Vous avez raison. L’infanticide de Magda est un acte volontaire, pesé, réfléchi. Ce n’est pas une réaction tragique dans un moment de folie. C’est une déclaration. Par opposition, Médée est la figure de la femme bafouée. Elle tue ses enfants et se déchire le ventre dans un moment de désespoir et de folie amoureuse. Magda ne prive pas Joseph Goebbels de ses enfants. Ils se sont mis d’accord. Toutefois, c’est le reste du monde qu’elle prive de ses enfants, de sa descendance, de la trace génétique d’elle et de Goebbels et d’un jugement probable. À mes yeux, cette privation est le point de convergence symbolique de ces deux femmes, priver l’autre d’un prolongement de soi. Le lui retirer des mains au moment où la crise atteint son paroxysme.

 

Quel est le déclencheur qui a conduit à écrire sur un tel personnage ?

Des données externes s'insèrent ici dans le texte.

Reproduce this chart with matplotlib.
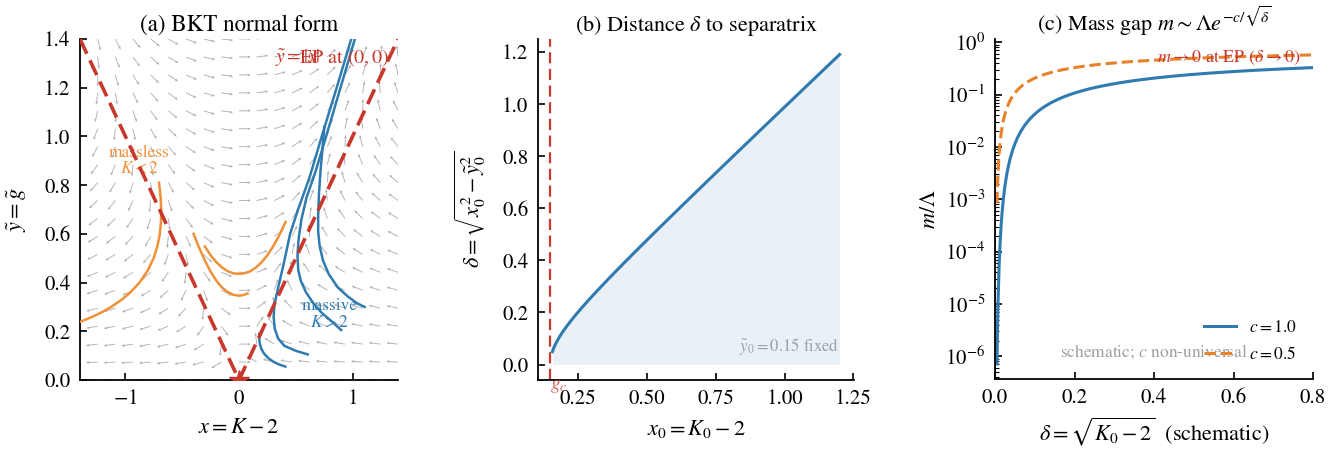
import numpy as np
import matplotlib
matplotlib.use("Agg")
import matplotlib.pyplot as plt
from matplotlib.transforms import blended_transform_factory

plt.rcParams.update({
    "font.family": "STIXGeneral",
    "mathtext.fontset": "stix",
    "font.size": 15,
    "axes.spines.top": False,
    "axes.spines.right": False,
    "xtick.direction": "in",
    "ytick.direction": "in",
    "axes.linewidth": 1.3,
})

BLUE = "#2f7bb0"
ORANGE = "#f0913a"
RED = "#c8382c"
GRAY = "#9aa0a6"

# ---- (a) flow trajectories in the (x, y~) plane ----
massless_x = [
    [-1.392, -1.289, -1.201, -1.126, -1.032, -0.956, -0.876, -0.803, -0.752, -0.718, -0.697,
     -0.687, -0.685, -0.690, -0.704],
    [-0.40, -0.35, -0.30, -0.25, -0.20, -0.15, -0.10, -0.05, 0.0, 0.04, 0.075],
    [-0.30, -0.25, -0.20, -0.15, -0.10, -0.05, 0.0, 0.05, 0.10, 0.15, 0.20, 0.25, 0.30, 0.35, 0.41],
]
massless_y = [
    [0.24, 0.26, 0.28, 0.30, 0.33, 0.36, 0.40, 0.45, 0.50, 0.55, 0.60, 0.65, 0.70, 0.75, 0.81],
    [0.600, 0.542, 0.490, 0.445, 0.408, 0.380, 0.361, 0.350, 0.346, 0.349, 0.355],
    [0.548, 0.512, 0.484, 0.462, 0.447, 0.438, 0.436, 0.438, 0.447, 0.462, 0.484, 0.512, 0.548,
     0.590, 0.649],
]
massive_x = [
    [0.179, 0.178, 0.183, 0.195, 0.218, 0.257, 0.303, 0.347, 0.408],
    [0.988, 0.86, 0.735, 0.62, 0.52, 0.45, 0.395, 0.345, 0.312, 0.305, 0.315, 0.345, 0.40, 0.50, 0.605],
    [1.02, 0.90, 0.78, 0.67, 0.595, 0.55, 0.525, 0.515, 0.522, 0.546, 0.59, 0.655, 0.73, 0.81, 0.90],
    [0.752, 0.735, 0.718, 0.705, 0.697, 0.697, 0.71, 0.74, 0.79, 0.87, 0.96, 1.04, 1.106],
]
massive_y = [
    [0.19, 0.17, 0.15, 0.13, 0.11, 0.09, 0.075, 0.065, 0.055],
    [1.40, 1.20, 1.01, 0.83, 0.70, 0.60, 0.48, 0.38, 0.31, 0.26, 0.21, 0.17, 0.14, 0.12, 0.105],
    [1.40, 1.21, 1.02, 0.85, 0.75, 0.66, 0.58, 0.51, 0.45, 0.405, 0.36, 0.315, 0.275, 0.243, 0.205],
    [1.04, 0.95, 0.86, 0.77, 0.68, 0.61, 0.55, 0.49, 0.435, 0.38, 0.342, 0.315, 0.30],
]
sep_x = [-1.4, 0.0, 1.4]

# ---- (b) distance to separatrix ----
y0_fixed = 0.15
x0_range = [y0_fixed, 1.2]

# ---- (c) mass gap ----
c_values = [1.0, 0.5]
c_styles = ["-", "--"]
c_colors = [BLUE, "#e8822a"]
delta_range = [0.005, 0.8]

fig = plt.figure(figsize=(13.36, 4.49), dpi=100)
ax_a = fig.add_axes([80 / 1336, 1 - 380 / 449, 318 / 1336, 341 / 449])
ax_b = fig.add_axes([538 / 1336, 1 - 380 / 449, 316 / 1336, 341 / 449])
ax_c = fig.add_axes([995 / 1336, 1 - 379 / 449, 318 / 1336, 340 / 449])

# (a) direction field of the flow, drawn as unit arrows
gx, gy = np.meshgrid(np.linspace(-1.4, 1.4, 19), np.linspace(0.0, 1.4, 20))
u = gy ** 2 - gx ** 2
v = gx * gy
n = np.hypot(u, v)
n[n == 0] = 1.0
ax_a.quiver(gx, gy, u / n, v / n, color="#b0b0b0", scale=27, width=0.0028,
            headwidth=3.2, headlength=3.6, headaxislength=3.2, zorder=1)

for xs, ys in zip(massless_x, massless_y):
    ax_a.plot(xs, ys, color=ORANGE, lw=1.8, zorder=3)
for xs, ys in zip(massive_x, massive_y):
    ax_a.plot(xs, ys, color=BLUE, lw=1.8, zorder=3)
ax_a.plot(sep_x, np.abs(sep_x), ls="--", color=RED, lw=2.6, dashes=(4.5, 2), zorder=4)
ax_a.plot([0], [0], marker="*", color=RED, ms=15, zorder=5)
ax_a.text(0.32, 1.322, r"$\tilde{y}=|x|$", color=RED, fontsize=14, va="center")
ax_a.text(1.325, 1.322, "EP at $(0,0)$", color=RED, fontsize=14.5, va="center", ha="right")
ax_a.text(-0.88, 0.9, "massless\n$K<2$", color=ORANGE, fontsize=12.5, ha="center", va="center",
          linespacing=1.0)
ax_a.text(0.80, 0.27, "massive\n$K>2$", color=BLUE, fontsize=12.5, ha="center", va="center",
          linespacing=1.0)
ax_a.set_xlim(-1.4, 1.4)
ax_a.set_ylim(0, 1.4)
ax_a.set_xticks([-1, 0, 1])
ax_a.set_xticklabels(["$-1$", "$0$", "$1$"])
ax_a.set_yticks(np.arange(0, 1.41, 0.2))
ax_a.set_xlabel(r"$x=K-2$", fontsize=16, labelpad=6)
ax_a.set_ylabel(r"$\tilde{y}=\tilde{g}$", fontsize=16, labelpad=11)
ax_a.set_title("(a) BKT normal form", fontsize=16.5)

# (b)
x0 = np.linspace(x0_range[0], x0_range[1], 400)
delta = np.sqrt(x0 ** 2 - y0_fixed ** 2)
ax_b.fill_between(x0[3:], 0, delta[3:], color=BLUE, alpha=0.1, lw=0)
ax_b.plot(x0[3:], delta[3:], color=BLUE, lw=2.2)
ax_b.axvline(y0_fixed, color=RED, ls="--", lw=1.6, dashes=(5, 2.5))
ax_b.text(y0_fixed, 0.005, r"$g_c$", color=RED, alpha=0.8, fontsize=14, ha="left", va="top",
          transform=blended_transform_factory(ax_b.transData, ax_b.transAxes), clip_on=False)
ax_b.text(1.2, 0.07, r"$\tilde{y}_0=0.15$ fixed", color=GRAY, fontsize=12, ha="right", va="center")
ax_b.set_xticks([0.25, 0.5, 0.75, 1.0, 1.25])
ax_b.set_yticks(np.arange(0, 1.21, 0.2))
ax_b.set_xlabel(r"$x_0=K_0-2$", fontsize=16, labelpad=6)
ax_b.set_ylabel(r"$\delta=\sqrt{x_0^2-\tilde{y}_0^2}$", fontsize=16, labelpad=10)
ax_b.set_title(r"(b) Distance $\delta$ to separatrix", fontsize=16)

# (c)
d = np.linspace(delta_range[0], delta_range[1], 600)
for c, ls, col in zip(c_values, c_styles, c_colors):
    ax_c.semilogy(d, np.exp(-c / np.sqrt(d)), ls=ls, color=col, lw=2.2, label=f"$c={c:.1f}$")
ax_c.axvline(0, color=RED, ls="--", lw=1.2)
ax_c.text(0.96, 0.945, r"$m\to0$ at EP $(\delta\to0)$", color=RED, fontsize=13,
          ha="right", va="center", transform=ax_c.transAxes)
ax_c.text(0.5, 0.08, r"schematic; $c$ non-universal", color=GRAY, fontsize=12.5,
          ha="center", va="center", transform=ax_c.transAxes)
ax_c.legend(loc="lower right", frameon=False, fontsize=12.5, handlelength=1.8, labelspacing=0.6)
ax_c.set_xlim(0, 0.8)
ax_c.set_ylim(3.7e-7, 1.15)
ax_c.set_xticks([0, 0.2, 0.4, 0.6, 0.8])
ax_c.set_xlabel(r"$\delta=\sqrt{K_0-2}$  (schematic)", fontsize=16, labelpad=5)
ax_c.set_ylabel(r"$m/\Lambda$", fontsize=16)
ax_c.set_title(r"(c) Mass gap $m\sim\Lambda e^{-c/\sqrt{\delta}}$", fontsize=16)

for ax in (ax_a, ax_b, ax_c):
    ax.tick_params(labelsize=15, length=5, width=1.2, pad=7)
    ax.tick_params(which="minor", length=3, width=0.8)

fig.savefig("out.png", dpi=100)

L’idée est venue d’une discussion avec un ami journaliste qui s’apprêtait à réaliser un documentaire sur Hitler et ses proches pour M6. Je lui ai demandé s’il abordait l’histoire de Magda Goebbels, cette femme donnée à des millions d’Allemands en exemple de femme idéale, de mère de famille parfaite et qui dans l’ombre, aux derniers jours du Reich, décide de tous les tuer ? Le documentaire ne l’abordait pas. De mon côté, j’ai commencé mes recherches, pour comprendre un tel acte, chercher à comprendre le moteur intime de cette femme, mère, infanticide. Remonter son histoire personnelle. Plonger en elle.

 

Pour vous, Magda Goebbels est-elle un monstre ? L'insérer dans une fiction a-t-il posé problème ? Oui, cette louve nazie est monstrueuse. Elle tue ses enfants. Elle laisse mourir l’homme qui l’a élevée pendant des années, je veux parler de son beau-père : Richard Friedlander, mort en camp de concentration. L’insérer dans une fiction ne m’a pas posé de problème. En tant que romancier, je pense qu’il faut regarder l’histoire en face, droit dans les yeux, la fixer, essayer de la comprendre, plonger dans ses méandres, dans ses coulisses intimes, sans jugement, et finalement d’exhumer la mémoire de cet homme, son beau-père, père adoptif, Richard Friedlander, berlinois, commerçant, juif. Ce livre m’a permis de mettre en lumière la part d’ombre de cette femme, la vie de ce père qu’elle a voulu cacher aux yeux du monde. Je crois que la mort de cet homme est ce qui qualifie le mieux cette femme. Ce père sacrifié est au creux de mon livre et hante le roman de cette femme.

 

Comment avez-vous résolu ces problèmes et ce rapport à l’histoire qui peut freiner la fiction ? L’Histoire est une source infinie d’histoires. Le terreau absolu, la plus fabuleuse des sources. Un trésor. Mais elle est exigeante. Elle laisse des traces. Pas question de la trahir. Il a fallu jongler avec plusieurs impératifs : celui de la rendre vivante, et celui de son poids, colossal, immense. Cette période de l’histoire a causé la mort de millions d’individus. Pas question de trahir leur mémoire et les rares traces qu’ils ont laissées, comme celle de cette petite fille, Ava, née comme des milliers d’autres à Birkenau. Survivante. Il y eut quelques-uns. Très peu.  Ava est une figure d’espoir. L’enfant née au cœur du pire des camps de la mort. Surtout, c’est elle, Ava, l’enfant, qui porte la mémoire de cet homme, de Richard Friedlander. Elle porte ses lettres, ses appels au secours qu’il a écrits à l’intention de Magda Goebbels.

 

Quelles contraintes, quelles limites vous êtes-vous données ? Le respect de la mémoire des déportés, de ceux qui ont subi cette histoire, cette folie, dans leurs chairs. Je voulais travailler dans un cadre, faire mes recherches au mémorial de la Shoah, traverser chaque matin les murs des noms des déportés, comme un sas, une morale intime, un garde-fou, comme si tous ces noms gravés me rappelaient à chaque passage qu’il ne fallait pas les trahir, pas travestir leur mémoire.  Et puis, éviter de sombrer dans cette fascination morbide de la puissance de mort nazie. Je n’éprouve aucune fascination pour eux, aucune admiration. Je ne voulais pas m’inscrire dans cette veine-là.